After each of his concerts, regardless of the venue, people approach Marsalis, and “they all want to say the same thing. Bring us together,'” Marsalis said. And then: “Are we going to be all right?'”
“We all yearn for a new American mythology.”
And yet America already has a rich cultural and musical mythology, Marsalis said. He noted the similarities, rhythmically, between two emblematic Civil War tunes–the South’s “Dixie,” and the North’s “Battle Hymn of the Republic.” Then he played the battle hymn, in various renditions, which morphed from war song, to Mardi Gras march, to even the theme from Mickey Mouse.

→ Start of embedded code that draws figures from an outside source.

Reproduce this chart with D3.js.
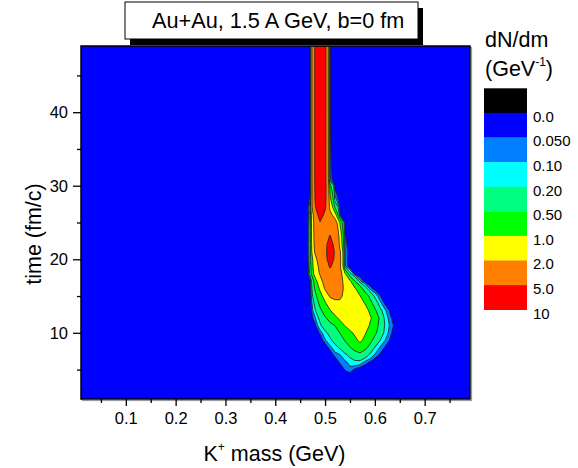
<!DOCTYPE html>
<html>
<head>
<meta charset="utf-8">
<script src="https://cdn.jsdelivr.net/npm/d3@7"></script>
<style>
  body { margin: 0; background: #fff; }
  text { font-family: "Liberation Sans", Arial, Helvetica, sans-serif; fill: #000; }
</style>
</head>
<body>
<svg id="chart" width="578" height="468"></svg>
<script>
// K+ mass (GeV) sampling points of the dN/dm grid (columns)
const masses = [0.465, 0.47, 0.48, 0.49, 0.50, 0.51, 0.52, 0.53, 0.54, 0.55,
                0.56, 0.57, 0.58, 0.59, 0.60, 0.61, 0.62, 0.63, 0.64, 0.65];
// time (fm/c) of each grid row
const times = [4, 5, 6, 7, 8, 9, 10, 11, 12, 13, 14, 15, 16, 17, 18, 19, 20,
               21, 22, 23, 24, 25, 26, 27, 28, 29, 30, 31, 49];
// dN/dm (GeV^-1), one row per time, one entry per mass
const density = [
  [0,0,0,0,0,0,0,0,0,0,0,0,0,0,0,0,0,0,0,0],
  [0,0,0,0,0,0,0,0,0.055,0.085,0.035,0,0,0,0,0,0,0,0,0],
  [0,0,0,0,0,0,0,0.06,0.085,0.12,0.16,0.15,0.075,0.04,0,0,0,0,0,0],
  [0,0,0,0,0,0,0.07,0.095,0.16,0.25,0.33,0.38,0.3,0.17,0.09,0.04,0,0,0,0],
  [0,0,0,0,0,0.075,0.15,0.22,0.35,0.48,0.65,0.8,0.6,0.4,0.19,0.095,0.045,0,0,0],
  [0,0,0,0,0.09,0.17,0.26,0.38,0.52,0.7,0.88,1.1,0.9,0.62,0.38,0.21,0.105,0.045,0,0],
  [0,0,0,0.06,0.16,0.25,0.36,0.51,0.68,0.88,1.1,1.3,1.05,0.8,0.58,0.35,0.16,0.07,0.02,0],
  [0,0,0.03,0.17,0.3,0.42,0.505,0.75,1.02,1.25,1.45,1.6,1.35,0.95,0.65,0.42,0.19,0.09,0.035,0],
  [0,0,0.09,0.25,0.45,0.62,0.85,1.12,1.4,1.65,1.8,1.85,1.55,1.1,0.75,0.45,0.16,0.07,0.01,0],
  [0,0,0.18,0.4,0.7,0.95,1.25,1.55,1.75,1.8,1.75,1.6,1.3,0.9,0.58,0.26,0.12,0.04,0,0],
  [0,0,0.25,0.6,0.9,1.35,1.7,1.85,1.8,1.65,1.45,1.25,0.98,0.65,0.35,0.13,0.04,0,0,0],
  [0,0,0.4,0.75,1.3,2.15,2.3,2.15,1.8,1.45,1.2,1.02,0.75,0.42,0.16,0.055,0,0,0,0],
  [0,0,0.55,1.1,2.1,2.9,3.0,2.6,1.7,1.3,1.05,0.75,0.3,0.08,0.02,0,0,0,0,0],
  [0,0,0.7,1.5,2.6,3.7,3.6,2.5,1.6,1.1,0.51,0.12,0.02,0,0,0,0,0,0,0],
  [0,0.25,1.3,2.1,3.2,4.2,3.8,2.5,1.1,0.25,0.03,0,0,0,0,0,0,0,0,0],
  [0,0.3,1.5,2.3,3.8,5.2,4.3,2.2,0.12,0,0,0,0,0,0,0,0,0,0,0],
  [0,0.35,1.6,2.8,4.2,6.2,4.6,2.3,0.1,0,0,0,0,0,0,0,0,0,0,0],
  [0,0.4,2.2,3.2,4.4,6.3,4.8,2.2,0.1,0,0,0,0,0,0,0,0,0,0,0],
  [0,0.4,2.4,3.6,4.4,6.0,4.4,1.6,0.08,0,0,0,0,0,0,0,0,0,0,0],
  [0,0.4,2.5,3.9,4.2,5.2,3.9,1.5,0.06,0,0,0,0,0,0,0,0,0,0,0],
  [0,0.4,2.6,4.2,4.4,4.5,3.3,1.2,0.04,0,0,0,0,0,0,0,0,0,0,0],
  [0,0.35,2.7,4.8,4.3,3.6,2.7,0.9,0.03,0,0,0,0,0,0,0,0,0,0,0],
  [0,0.3,3.0,6.5,4.2,2.6,1.3,0.045,0,0,0,0,0,0,0,0,0,0,0,0],
  [0,0.2,4.5,9,5.5,1.6,0.52,0.02,0,0,0,0,0,0,0,0,0,0,0,0],
  [0,0.1,5.1,11,5.8,1.2,0.15,0,0,0,0,0,0,0,0,0,0,0,0,0],
  [0,0.04,5.2,12,6,0.9,0.07,0,0,0,0,0,0,0,0,0,0,0,0,0],
  [0,0,5.3,12,6,0.6,0.03,0,0,0,0,0,0,0,0,0,0,0,0,0],
  [0,0,5.4,12,6,0.08,0,0,0,0,0,0,0,0,0,0,0,0,0,0],
  [0,0,5.4,12,6,0,0,0,0,0,0,0,0,0,0,0,0,0,0,0]
];

// contour levels and the colour of the band above each level
const levels = [0.05, 0.1, 0.2, 0.5, 1, 2, 5];
const levelColors = ["#0080ff", "#00ffff", "#00ff80", "#00ff00", "#ffff00", "#ff8000", "#ff0000"];
const backgroundColor = "#0000ff";

// colour scale legend
const legendColors = ["#000000", "#0000ff", "#0080ff", "#00ffff", "#00ff80", "#00ff00", "#ffff00", "#ff8000", "#ff0000"];
const legendLabels = ["0.0", "0.050", "0.10", "0.20", "0.50", "1.0", "2.0", "5.0", "10"];

// axis ticks
const xMajorTicks = [0.1, 0.2, 0.3, 0.4, 0.5, 0.6, 0.7];
const xMinorTicks = [0.05, 0.15, 0.25, 0.35, 0.45, 0.55, 0.65, 0.75];
const yMajorTicks = [10, 20, 30, 40];
const yMinorTicks = [5, 15, 25, 35, 45];

const svg = d3.select("#chart");
const plot = { left: 81, top: 46, right: 470, bottom: 399 };

const x = d3.scaleLinear().domain([0.01, 0.791]).range([plot.left, plot.right]);
const y = d3.scaleLinear().domain([1, 49]).range([plot.bottom, plot.top]);

// clip region for the contour map
svg.append("defs").append("clipPath").attr("id", "plotClip")
  .append("rect")
  .attr("x", plot.left).attr("y", plot.top)
  .attr("width", plot.right - plot.left).attr("height", plot.bottom - plot.top);

// light drop shadow of the frame
svg.append("rect")
  .attr("x", plot.left + 1.5).attr("y", plot.top + 1.5)
  .attr("width", plot.right - plot.left).attr("height", plot.bottom - plot.top)
  .attr("fill", "none").attr("stroke", "#9a9a9a").attr("stroke-width", 1.2);

const map = svg.append("g").attr("clip-path", "url(#plotClip)");
map.append("rect")
  .attr("x", plot.left).attr("y", plot.top)
  .attr("width", plot.right - plot.left).attr("height", plot.bottom - plot.top)
  .attr("fill", backgroundColor);

// filled contours: grid index -> (mass, time) through piecewise-linear scales
const nx = masses.length, ny = times.length;
const colToMass = d3.scaleLinear().domain(d3.range(nx)).range(masses).clamp(true);
const rowToTime = d3.scaleLinear().domain(d3.range(ny)).range(times).clamp(true);
const bands = d3.contours().size([nx, ny]).thresholds(levels)(density.flat());

function toScreen(geom) {
  return {
    type: "MultiPolygon",
    value: geom.value,
    coordinates: geom.coordinates.map(poly => poly.map(ring =>
      ring.map(([cx, cy]) => [x(colToMass(cx - 0.5)), y(rowToTime(cy - 0.5))])))
  };
}
const path = d3.geoPath();
map.selectAll("path.band")
  .data(bands.map(toScreen))
  .join("path")
  .attr("class", "band")
  .attr("d", path)
  .attr("fill", (d, i) => levelColors[i])
  .attr("stroke", "#1e1e1e")
  .attr("stroke-width", 0.8)
  .attr("stroke-linejoin", "round");

// frame
svg.append("rect")
  .attr("x", plot.left).attr("y", plot.top)
  .attr("width", plot.right - plot.left).attr("height", plot.bottom - plot.top)
  .attr("fill", "none").attr("stroke", "#000").attr("stroke-width", 1.5);

// axes
function styleAxis(g) {
  g.select(".domain").remove();
  g.selectAll(".tick line").attr("stroke", "#000").attr("stroke-width", 1.3);
  g.selectAll(".tick text").attr("fill", "#000")
    .style("font-size", "16.5px")
    .style("font-family", "'Liberation Sans', Arial, sans-serif");
}
svg.append("g").attr("transform", `translate(0,${plot.bottom})`)
  .call(d3.axisBottom(x).tickValues(xMinorTicks).tickSize(4).tickFormat(""))
  .call(styleAxis);
svg.append("g").attr("transform", `translate(0,${plot.bottom})`)
  .call(d3.axisBottom(x).tickValues(xMajorTicks).tickSize(7).tickPadding(6).tickFormat(d3.format(".1f")))
  .call(styleAxis);
svg.append("g").attr("transform", `translate(${plot.left},0)`)
  .call(d3.axisLeft(y).tickValues(yMinorTicks).tickSize(4).tickFormat(""))
  .call(styleAxis);
svg.append("g").attr("transform", `translate(${plot.left},0)`)
  .call(d3.axisLeft(y).tickValues(yMajorTicks).tickSize(8).tickPadding(5).tickFormat(d3.format("d")))
  .call(styleAxis);

// axis titles
const xTitle = svg.append("text")
  .attr("x", (plot.left + plot.right) / 2 - 1).attr("y", 461)
  .attr("text-anchor", "middle").attr("font-size", 21.5);
xTitle.append("tspan").text("K");
xTitle.append("tspan").attr("font-size", 12).attr("dy", -10).text("+");
xTitle.append("tspan").attr("dy", 10).text(" mass (GeV)");

svg.append("text")
  .attr("transform", "translate(41,234) rotate(-90)")
  .attr("text-anchor", "middle").attr("font-size", 21.5)
  .text("time (fm/c)");

// title box with shadow
svg.append("rect").attr("x", 130).attr("y", 8).attr("width", 293).attr("height", 37).attr("fill", "#000");
svg.append("rect").attr("x", 125).attr("y", 2).attr("width", 293).attr("height", 37)
  .attr("fill", "#fff").attr("stroke", "#000").attr("stroke-width", 1);
svg.append("text").attr("x", 152).attr("y", 28).attr("font-size", 21.7)
  .text("Au+Au, 1.5 A GeV, b=0 fm");

// colour legend
const legend = { x: 484, top: 88.3, w: 43, h: 24.6 };
svg.append("text").attr("x", 485).attr("y", 47).attr("font-size", 21.5).text("dN/dm");
const unit = svg.append("text").attr("x", 485).attr("y", 76).attr("font-size", 21.5);
unit.append("tspan").text("(GeV");
unit.append("tspan").attr("font-size", 12).attr("dy", -10).text("-1");
unit.append("tspan").attr("dy", 10).text(")");

svg.selectAll("rect.key")
  .data(legendColors)
  .join("rect")
  .attr("class", "key")
  .attr("x", legend.x)
  .attr("y", (d, i) => legend.top + i * legend.h)
  .attr("width", legend.w)
  .attr("height", legend.h + 0.3)
  .attr("fill", d => d);

svg.selectAll("text.keylabel")
  .data(legendLabels)
  .join("text")
  .attr("class", "keylabel")
  .attr("x", 533)
  .attr("y", (d, i) => legend.top + (i + 1) * legend.h + 8.8)
  .attr("font-size", 15)
  .text(d => d);
</script>
</body>
</html>
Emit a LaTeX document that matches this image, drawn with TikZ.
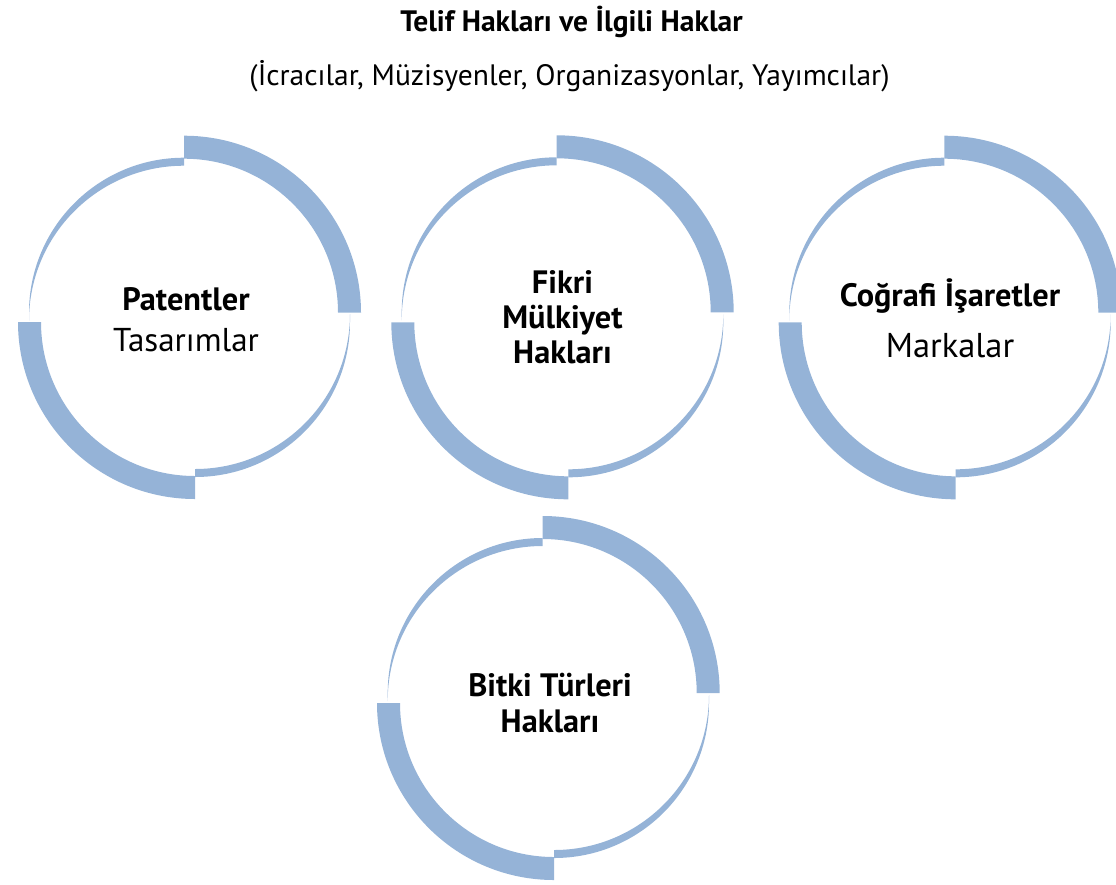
\documentclass[tikz,border=0pt]{standalone}
\usepackage{fontspec}
\setmainfont{PT Sans}
\usepackage{tikz}
\usetikzlibrary{positioning}
\definecolor{ringblue}{RGB}{149,179,215}

\tikzset{
  band/.style={fill=ringblue},
  heading/.style={anchor=base,font=\bfseries\fontsize{21}{26}\selectfont},
  subheading/.style={anchor=base,font=\fontsize{21}{26}\selectfont},
  ringtext/.style={align=center,font=\fontsize{23}{25}\selectfont},
}

\begin{document}
\begin{tikzpicture}[x=0.025cm,y=0.025cm]
    \useasboundingbox (0,0) rectangle (1116,-884);

    \foreach \ax/\ay/\bx/\by in {184/-312.7/195/-322, 556.7/-312.3/568.3/-322.3,
                                 944.3/-312.7/955.7/-322.3, 542.7/-693/554/-703}{
        \fill[band] (\ax+154,\ay) arc[start angle=0,end angle=90,radius=154]
            -- ++(0,23) arc[start angle=90,end angle=0,radius=177] -- cycle;
        \fill[band] (\bx-154,\by) arc[start angle=180,end angle=270,radius=154]
            -- ++(0,-23) arc[start angle=270,end angle=180,radius=177] -- cycle;
        \fill[band] (\ax,\ay+155) arc[start angle=90,end angle=180,radius=155]
            -- ++(0,-8) arc[start angle=180,end angle=90,radius=155] -- cycle;
        \fill[band] (\bx,\by-155) arc[start angle=270,end angle=360,radius=155]
            -- ++(0,8) arc[start angle=0,end angle=-90,radius=155] -- cycle;
    }

    \node[heading] (telif) at (571.5,-31.7) {Telif Hakları ve İlgili Haklar};
    \node[subheading] (sahipler) at (569.5,-85) {(İcracılar, Müzisyenler, Organizasyonlar, Yayımcılar)};

    \node[ringtext] (patent) at (186,-320) {\textbf{Patentler}\\[4pt]{\fontsize{23.5}{25}\selectfont Tasarımlar}};
    \node[ringtext] (fikri) at (562.5,-317) {\textbf{Fikri}\\\textbf{Mülkiyet}\\\textbf{Hakları}};
    \node[ringtext] (cografi) at (950,-318) {\textbf{Coğrafi İşaretler}\\[11pt]{\fontsize{24.5}{25}\selectfont Markalar}};
    \node[ringtext] (bitki) at (550,-703) {\textbf{Bitki Türleri}\\\textbf{Hakları}};
\end{tikzpicture}
\end{document}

From its inception, blues was rejected by the arbitrators of culture, among them “black preachers who railed against the blues, when the blues was coming out of every good singer in their choirs,” Marsalis said. Yet when played in places like New Orleans, by people like Dizzy Gillespie and Louis Armstrong, its power and symbolism could not be denied.
“And it was the blues, so the people danced with feeling,” Marsalis said. “And it was jazz, so they danced with feeling — and accuracy. And it was improvised, so they danced with feeling, accuracy, and abandon. You can’t ask for more than that.”
It was the music of black people, but also the music of Jews, Cajuns, and all others who called America home. “The urgency and speed of their music,” Marsalis said, “was also a declaration of independence, exclaiming, Now is the time.'”
It was co-opted. Black slaves imitated their masters, and the minstrel show was born. Whites imitated black minstrels, and blacks imitated the whites, and on and on in farcical variations far removed from the original. But when the Fisk Jubilee Singers, a young African-American choir from a Southern college, toured Europe, there was neither the expected joking nor the minstrel show–and the people were amazed.
“They sang the purest pianissimo ever heard,” Marsalis said.
When the Beatles came to America in the 1960s in the so-called “British Invasion,” they were actually playing music whose roots and development lay in America. And while it was fine that they were playing this music, Marsalis said, somewhere in the process America had dissociated itself from its past.
To rediscover those roots is akin to looking frantically for your keys and then finding that you had been holding them all along.
“We need only look in our hand to have the keys that we’re seeking,” Marsalis said. “This is our story. This is our story.”